Adaptive Streaming VR Video with Viewboxes & Viewports
In Pixvana’s system, we combine a viewbox image projection with multiple viewports to form a adaptive streaming solution for high quality VR video.
- We switch the video stream to the optimal viewport based on where the viewer’s head is turned at any moment in time
- Our smart player takes into account the head position, network conditions, codec and projections, so a viewer can get the best quality, no matter where they look
- Content creators get the best of both worlds: better resolution where the viewer is looking and lower streaming cost by conserving the data that needs to be streamed.
Pixvana has explored a range of projections that provide better resolution in a viewport. We call these projections Viewboxes. One example of a viewbox is the commonly-used projection of a sphere into a cube. A standard cube map lowers distortion because the sides are flat, but because all six sides have the same amount of data, this wastes bandwidth by showing high-resolution video behind the viewer’s head. Lowering the resolution of some of the sides would result in noticeable degradation.
Think of a viewbox as a lampshade that you pull over your head when you are in VR. If the front of the viewbox is larger than the rear, you have a shape called a frustum. When the viewer watches VR video in a frustum-shaped viewbox, they perceive that they are in a sphere, but the video is sharpest when they look straight ahead at the front face, and becomes softer as they turn around.
Combine viewport tracking and multiple viewboxes based on different head positions, and you have Pixvana’s optimized system for adaptive streaming of VR video. Our system adapts to resolution changes to both source cameras and headsets. This golden ratio delivers the perfect pixels from the original to match the bandwidth of the network and the resolution of the headset.

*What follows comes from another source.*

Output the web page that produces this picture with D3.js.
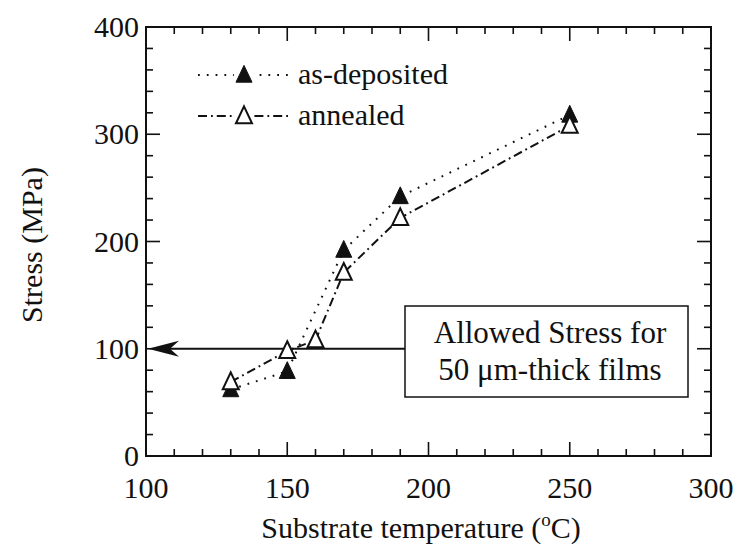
<!DOCTYPE html>
<html>
<head>
<meta charset="utf-8">
<script src="https://cdn.jsdelivr.net/npm/d3@7"></script>
<style>
  html, body { margin: 0; padding: 0; background: #fff; }
  svg { display: block; }
</style>
</head>
<body>
<svg id="chart" width="735" height="550"></svg>
<script>
// Film stress versus substrate temperature
const depositedTemp   = [130, 150, 170, 190, 250];
const depositedStress = [62, 79, 192, 242, 318];
const annealedTemp    = [130, 150, 160, 170, 190, 250];
const annealedStress  = [69, 98, 108, 171, 222, 308];
const xTicks = [100, 150, 200, 250, 300];
const yTicks = [0, 100, 200, 300, 400];
const allowedStress = 100;
const legendLabels = ["as-deposited", "annealed"];
const noteLines = ["Allowed Stress for", "50 \u03bcm-thick films"];

const serif = "'Liberation Serif', 'Times New Roman', Times, serif";
const svg = d3.select("#chart").style("font-family", serif);
const plotL = 146, plotR = 711, plotT = 27, plotB = 456;

const x = d3.scaleLinear().domain([100, 300]).range([plotL, plotR]);
const y = d3.scaleLinear().domain([0, 400]).range([plotB, plotT]);

const ink = "#111";
const fs = 30;

// frame
svg.append("rect")
  .attr("x", plotL).attr("y", plotT)
  .attr("width", plotR - plotL).attr("height", plotB - plotT)
  .attr("fill", "none").attr("stroke", ink).attr("stroke-width", 2);

// inward ticks on all four sides
const minorX = d3.range(100, 301, 10);
const minorY = d3.range(0, 401, 20);
const tickG = svg.append("g").attr("stroke", ink).attr("stroke-width", 1.6);
minorX.forEach(v => {
  const len = v % 50 === 0 ? 14 : 7;
  tickG.append("line").attr("x1", x(v)).attr("x2", x(v)).attr("y1", plotB).attr("y2", plotB - len);
  tickG.append("line").attr("x1", x(v)).attr("x2", x(v)).attr("y1", plotT).attr("y2", plotT + len);
});
minorY.forEach(v => {
  const len = v % 100 === 0 ? 14 : 7;
  tickG.append("line").attr("y1", y(v)).attr("y2", y(v)).attr("x1", plotL).attr("x2", plotL + len);
  tickG.append("line").attr("y1", y(v)).attr("y2", y(v)).attr("x1", plotR).attr("x2", plotR - len);
});

// tick labels
svg.append("g").selectAll("text").data(xTicks).join("text")
  .attr("x", d => x(d)).attr("y", 498)
  .attr("text-anchor", "middle").attr("font-size", fs).attr("fill", ink)
  .text(d => d);
svg.append("g").selectAll("text").data(yTicks).join("text")
  .attr("x", 139).attr("y", d => y(d) + 10)
  .attr("text-anchor", "end").attr("font-size", fs).attr("fill", ink)
  .text(d => d);

// axis titles
const xt = svg.append("text")
  .attr("x", 421).attr("y", 538)
  .attr("text-anchor", "middle").attr("font-size", fs).attr("fill", ink);
xt.append("tspan").text("Substrate temperature (");
xt.append("tspan").attr("font-size", 19).attr("dy", -12).text("o");
xt.append("tspan").attr("dy", 12).text("C)");

svg.append("text")
  .attr("transform", "translate(42,245) rotate(-90)")
  .attr("text-anchor", "middle").attr("font-size", fs).attr("fill", ink)
  .text("Stress (MPa)");

// allowed-stress arrow
const arrowY = y(allowedStress);
svg.append("line")
  .attr("x1", x(100) + 20).attr("x2", 405)
  .attr("y1", arrowY).attr("y2", arrowY)
  .attr("stroke", ink).attr("stroke-width", 1.8);
const tipX = x(100) + 2;
svg.append("path")
  .attr("d", `M${tipX},${arrowY} L${tipX + 31},${arrowY - 8} L${tipX + 22},${arrowY} L${tipX + 31},${arrowY + 8} Z`)
  .attr("fill", ink);

// annotation box
svg.append("rect")
  .attr("x", 405).attr("y", 306).attr("width", 283).attr("height", 91)
  .attr("fill", "#fff").attr("stroke", ink).attr("stroke-width", 1.5);
svg.append("g").selectAll("text").data(noteLines).join("text")
  .attr("x", 550).attr("y", (d, i) => 343 + i * 37)
  .attr("text-anchor", "middle").attr("font-size", 31).attr("fill", ink)
  .text(d => d);

// series lines
const depDash = "1.8,7";
const annDash = "9,4,1.8,4";
const line = d3.line().x(d => x(d[0])).y(d => y(d[1]));
const depPts = depositedTemp.map((t, i) => [t, depositedStress[i]]);
const annPts = annealedTemp.map((t, i) => [t, annealedStress[i]]);

svg.append("path").attr("d", line(depPts))
  .attr("fill", "none").attr("stroke", ink).attr("stroke-width", 2)
  .attr("stroke-dasharray", depDash);
svg.append("path").attr("d", line(annPts))
  .attr("fill", "none").attr("stroke", ink).attr("stroke-width", 2)
  .attr("stroke-dasharray", annDash);

// triangle markers
const tri = (cx, cy, s) => `M${cx},${cy - s * 0.6} L${cx + s * 0.5},${cy + s * 0.45} L${cx - s * 0.5},${cy + s * 0.45} Z`;
svg.append("g").selectAll("path").data(depPts).join("path")
  .attr("d", d => tri(x(d[0]), y(d[1]), 16))
  .attr("fill", ink).attr("stroke", ink).attr("stroke-width", 1);
svg.append("g").selectAll("path").data(annPts).join("path")
  .attr("d", d => tri(x(d[0]), y(d[1]), 16))
  .attr("fill", "#fff").attr("stroke", ink).attr("stroke-width", 2);

// legend
const legendRows = [
  { label: legendLabels[0], dash: depDash, fill: ink, sw: 1, y: 75 },
  { label: legendLabels[1], dash: annDash, fill: "#fff", sw: 2, y: 116 }
];
legendRows.forEach(r => {
  svg.append("line").attr("x1", 198).attr("x2", 290)
    .attr("y1", r.y).attr("y2", r.y)
    .attr("stroke", ink).attr("stroke-width", 2).attr("stroke-dasharray", r.dash);
  svg.append("rect").attr("x", 234).attr("y", r.y - 11).attr("width", 20).attr("height", 20).attr("fill", "#fff");
  svg.append("path").attr("d", tri(244, r.y, 16))
    .attr("fill", r.fill).attr("stroke", ink).attr("stroke-width", r.sw);
  svg.append("text").attr("x", 298).attr("y", r.y + 9)
    .attr("font-size", fs).attr("fill", ink)
    .text(r.label);
});
</script>
</body>
</html>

Field-of-View Adaptive Streaming (FOVAS) optimizes VR video for the highest possible quality at the lowest bandwidth requirements, for any given VR headset.
The Pixvana XR Cloud
We are building a platform for VR video creation and delivery that we call the "XR Cloud", which includes native support for Field-of-View Adaptive Streaming processing. Our goal is to put an amazing cloud-based engine in the hands of storytellers so they can create VR, AR, and MR (... X-R!) videos of the highest quality that can reach the widest possible audience of consumers, across the many head mounted displays that are coming to market in the years ahead. VR video created with our system will be viewable on multiple platforms, including the Samsung Gear VR, HTC Vive, Playstation VR, Google Cardboard and a common web player. We will enable Field-of-View Adaptive Streaming delivery through a SDK as well as in the form of a Unity plug-in that developers can add to their existing VR applications.
With Pixvana, higher quality VR video means that VR films will feel more immersive and lifelike, giving everyone a better experience.